* **WORK INSTRUCTIONS**
Line by line, repeat the data below exactly, beginning at the first line and ending at the line with "const waterTitle = ['Radial". Omit pictures.

* **INFORMATION SHOWN**
▼▼▼

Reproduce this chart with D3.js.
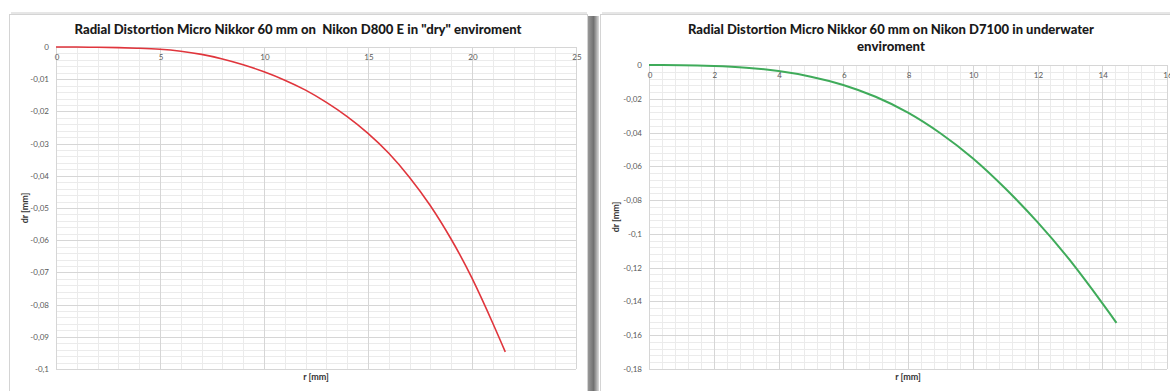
<!DOCTYPE html>
<html>
<head>
<meta charset="utf-8">
<script src="https://cdn.jsdelivr.net/npm/d3@7"></script>
<style>
  html, body { margin: 0; padding: 0; background: #fff; }
  svg { display: block; }
</style>
</head>
<body>
<svg id="chart" width="1170" height="391"></svg>
<script>
// --- data ---
const dryR  = [0, 1, 2, 3, 4, 5, 6, 7, 8, 9, 10, 11, 12, 13, 14, 15, 16, 17, 18, 19, 20, 21, 21.6];
const dryDr = [0, 0, -0.0001, -0.0002, -0.0004, -0.0007, -0.0013, -0.0023, -0.0037, -0.0055, -0.0077,
               -0.0103, -0.0134, -0.0172, -0.0216, -0.0268, -0.0330, -0.0405, -0.0493, -0.0597, -0.0718, -0.0858, -0.0947];

const waterR  = [0, 1, 2, 3, 4, 5, 6, 7, 8, 9, 10, 11, 12, 13, 14, 14.44];
const waterDr = [0, -0.0001, -0.0006, -0.0016, -0.0036, -0.0069, -0.0118, -0.0188, -0.0282, -0.0404,
                 -0.0552, -0.0730, -0.0930, -0.1156, -0.1410, -0.1527];

const dryXTicks = [0, 5, 10, 15, 20, 25];
const dryYTicks = [0, -0.01, -0.02, -0.03, -0.04, -0.05, -0.06, -0.07, -0.08, -0.09, -0.1];
const waterXTicks = [0, 2, 4, 6, 8, 10, 12, 14, 16];
const waterYTicks = [0, -0.02, -0.04, -0.06, -0.08, -0.1, -0.12, -0.14, -0.16, -0.18];

const dryTitle = ['Radial Distortion Micro Nikkor 60 mm on  Nikon D800 E in "dry" enviroment'];
const waterTitle = ['Radial Distortion Micro Nikkor 60 mm on Nikon D7100 in underwater', 'enviroment'];

const svg = d3.select("#chart");
const fmt = v => String(+v.toFixed(4)).replace(".", ",");

// shadow gradient between the cards
const defs = svg.append("defs");
const grad = defs.append("linearGradient").attr("id", "shadow").attr("x1", 0).attr("x2", 1);
grad.append("stop").attr("offset", "0%").attr("stop-color", "#a0a0a0");
grad.append("stop").attr("offset", "55%").attr("stop-color", "#707070");
grad.append("stop").attr("offset", "100%").attr("stop-color", "#dcdcdc");

svg.append("rect").attr("x", 587).attr("y", 16).attr("width", 12).attr("height", 380).attr("fill", "url(#shadow)");
svg.append("rect").attr("x", 11).attr("y", 12).attr("width", 576).attr("height", 3).attr("fill", "#e6e6e6");
svg.append("rect").attr("x", 602).attr("y", 12).attr("width", 580).attr("height", 3).attr("fill", "#e6e6e6");

function drawPanel(p) {
  // card
  svg.append("rect")
    .attr("x", p.card.x + 0.5).attr("y", p.card.y + 0.5)
    .attr("width", p.card.w).attr("height", p.card.h)
    .attr("fill", "#fff").attr("stroke", "#d4d4d4");

  const x = d3.scaleLinear().domain(p.xDomain).range([p.plot.x0, p.plot.x1]);
  const y = d3.scaleLinear().domain(p.yDomain).range([p.plot.y1, p.plot.y0]);
  const g = svg.append("g");

  // minor grid
  const xStep = (p.xTicks[1] - p.xTicks[0]) / p.xMinor;
  const yStep = (p.yTicks[0] - p.yTicks[1]) / p.yMinor;
  const xMinor = d3.range(p.xDomain[0], p.xDomain[1] + xStep / 2, xStep);
  const yMinor = d3.range(p.yDomain[0], p.yDomain[1] + yStep / 2, yStep);
  g.selectAll(".vminor").data(xMinor).join("line")
    .attr("x1", d => Math.round(x(d)) + 0.5).attr("x2", d => Math.round(x(d)) + 0.5)
    .attr("y1", p.plot.y0).attr("y2", p.plot.y1)
    .attr("stroke", "#ebebeb");
  g.selectAll(".hminor").data(yMinor).join("line")
    .attr("y1", d => Math.round(y(d)) + 0.5).attr("y2", d => Math.round(y(d)) + 0.5)
    .attr("x1", p.plot.x0).attr("x2", p.plot.x1)
    .attr("stroke", "#ebebeb");

  // major grid
  g.selectAll(".vmajor").data(p.xTicks).join("line")
    .attr("x1", d => Math.round(x(d)) + 0.5).attr("x2", d => Math.round(x(d)) + 0.5)
    .attr("y1", p.plot.y0).attr("y2", p.plot.y1)
    .attr("stroke", "#d6d6d6");
  g.selectAll(".hmajor").data(p.yTicks).join("line")
    .attr("y1", d => Math.round(y(d)) + 0.5).attr("y2", d => Math.round(y(d)) + 0.5)
    .attr("x1", p.plot.x0).attr("x2", p.plot.x1)
    .attr("stroke", "#d6d6d6");

  // tick labels
  g.selectAll(".xlab").data(p.xTicks).join("text")
    .attr("x", d => x(d) + 1).attr("y", y(0) + 13)
    .attr("text-anchor", "middle")
    .attr("font-family", "Lato, 'Open Sans', sans-serif").attr("font-size", 8)
    .attr("fill", "#5a5a5a")
    .text(d => fmt(d));
  g.selectAll(".ylab").data(p.yTicks).join("text")
    .attr("x", p.plot.x0 - 7).attr("y", d => y(d) + 3)
    .attr("text-anchor", "end")
    .attr("font-family", "Lato, 'Open Sans', sans-serif").attr("font-size", 8)
    .attr("fill", "#5a5a5a")
    .text(d => fmt(d));

  // axis titles
  g.append("text")
    .attr("x", (p.plot.x0 + p.plot.x1) / 2).attr("y", p.plot.y1 + 11)
    .attr("text-anchor", "middle")
    .attr("font-family", "Lato, 'Open Sans', sans-serif").attr("font-size", 9).attr("font-weight", "bold")
    .attr("fill", "#333")
    .text("r [mm]");
  g.append("text")
    .attr("transform", `translate(${p.yTitleX},${(p.plot.y0 + p.plot.y1) / 2}) rotate(-90)`)
    .attr("text-anchor", "middle")
    .attr("font-family", "Lato, 'Open Sans', sans-serif").attr("font-size", 9).attr("font-weight", "bold")
    .attr("fill", "#333")
    .text("dr [mm]");

  // title
  p.title.forEach((t, i) => {
    g.append("text")
      .attr("x", p.titleX).attr("y", 34 + i * 17)
      .attr("text-anchor", "middle")
      .attr("xml:space", "preserve")
      .style("white-space", "pre")
      .attr("font-family", "Lato, 'Open Sans', sans-serif").attr("font-size", 12.8).attr("font-weight", 900)
      .attr("fill", "#1a1a1a")
      .attr("textLength", p.titleW[i]).attr("lengthAdjust", "spacingAndGlyphs")
      .text(t);
  });

  // curve
  const pts = p.rs.map((r, i) => [r, p.drs[i]]);
  g.append("path")
    .datum(pts)
    .attr("fill", "none")
    .attr("stroke", p.color)
    .attr("stroke-width", p.width)
    .attr("stroke-linejoin", "round")
    .attr("d", d3.line().x(d => x(d[0])).y(d => y(d[1])).curve(d3.curveNatural));
}

drawPanel({
  card: { x: 9, y: 14, w: 578, h: 400 },
  plot: { x0: 56, x1: 576, y0: 47, y1: 369 },
  xDomain: [0, 25], yDomain: [-0.1, 0],
  xTicks: dryXTicks, yTicks: dryYTicks, xMinor: 5, yMinor: 5,
  rs: dryR, drs: dryDr, color: "#e0353c", width: 1.6,
  title: dryTitle, titleW: [447], titleX: 298, yTitleX: 28
});

drawPanel({
  card: { x: 600, y: 14, w: 600, h: 400 },
  plot: { x0: 649, x1: 1167, y0: 65, y1: 369 },
  xDomain: [0, 16], yDomain: [-0.18, 0],
  xTicks: waterXTicks, yTicks: waterYTicks, xMinor: 5, yMinor: 5,
  rs: waterR, drs: waterDr, color: "#3fab5a", width: 2,
  title: waterTitle, titleW: [406, 68], titleX: 891, yTitleX: 619
});
</script>
</body>
</html>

▲▲▲

* **WRITTEN ANSWER**
Reproduce this chart with D3.js.
<!DOCTYPE html>
<html>
<head>
<meta charset="utf-8">
<script src="https://cdn.jsdelivr.net/npm/d3@7"></script>
<style>
  html, body { margin: 0; padding: 0; background: #fff; }
  svg { display: block; }
</style>
</head>
<body>
<svg id="chart" width="1170" height="391"></svg>
<script>
// --- data ---
const dryR  = [0, 1, 2, 3, 4, 5, 6, 7, 8, 9, 10, 11, 12, 13, 14, 15, 16, 17, 18, 19, 20, 21, 21.6];
const dryDr = [0, 0, -0.0001, -0.0002, -0.0004, -0.0007, -0.0013, -0.0023, -0.0037, -0.0055, -0.0077,
               -0.0103, -0.0134, -0.0172, -0.0216, -0.0268, -0.0330, -0.0405, -0.0493, -0.0597, -0.0718, -0.0858, -0.0947];

const waterR  = [0, 1, 2, 3, 4, 5, 6, 7, 8, 9, 10, 11, 12, 13, 14, 14.44];
const waterDr = [0, -0.0001, -0.0006, -0.0016, -0.0036, -0.0069, -0.0118, -0.0188, -0.0282, -0.0404,
                 -0.0552, -0.0730, -0.0930, -0.1156, -0.1410, -0.1527];

const dryXTicks = [0, 5, 10, 15, 20, 25];
const dryYTicks = [0, -0.01, -0.02, -0.03, -0.04, -0.05, -0.06, -0.07, -0.08, -0.09, -0.1];
const waterXTicks = [0, 2, 4, 6, 8, 10, 12, 14, 16];
const waterYTicks = [0, -0.02, -0.04, -0.06, -0.08, -0.1, -0.12, -0.14, -0.16, -0.18];

const dryTitle = ['Radial Distortion Micro Nikkor 60 mm on  Nikon D800 E in "dry" enviroment'];
const waterTitle = ['Radial Distortion Micro Nikkor 60 mm on Nikon D7100 in underwater', 'enviroment'];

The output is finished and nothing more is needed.